Anti-Establishment - Guide published on the occasion of the exhibition Anti-Establishment, at the Center for Curatorial Studies, Bard College, June 22 - December 21, 2012. This exhibition is curated by Johanna Burton. - Annandale-on-Hudson: Center for Curatorial Studies, Bard College, 2012. - 36 p.

The works in Anti-Establishment constitute artistic practices that, in various ways, radically utilize and recommit to the notion of “the institution,” while nevertheless demanding of it new functions and effects. If institutions are very often conflated with “the establishment”—monolithic, static, and hierarchical societal and artistic systems against which avant-garde and countercultural productions can be seen—this exhibition sets the two apart, arguing for institutions as more limber sites, perpetually de- and re-constructed by the people who create, inhabit, and dismantle them. Here, the very definition of the institution is placed in brackets, and reconsidered in terms of its current limits and future possibilities.
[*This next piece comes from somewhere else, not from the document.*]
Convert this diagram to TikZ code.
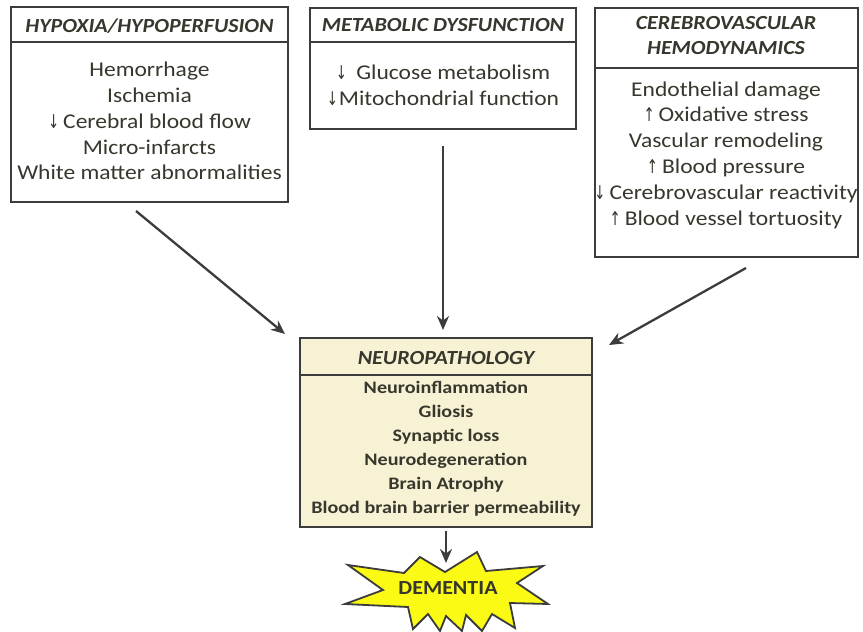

Ranging from meditations on medium specificity (“institutions” of painting, sculpture, film, and dance, for instance) to modes of production and exchange (collective, corporate, immaterial) and reimagining how we inherit the past (as lateral legacies, non-oedipal fantasies, networked opposition), Anti-Establishment argues for a reconception of the very foundations on which any institution might rest.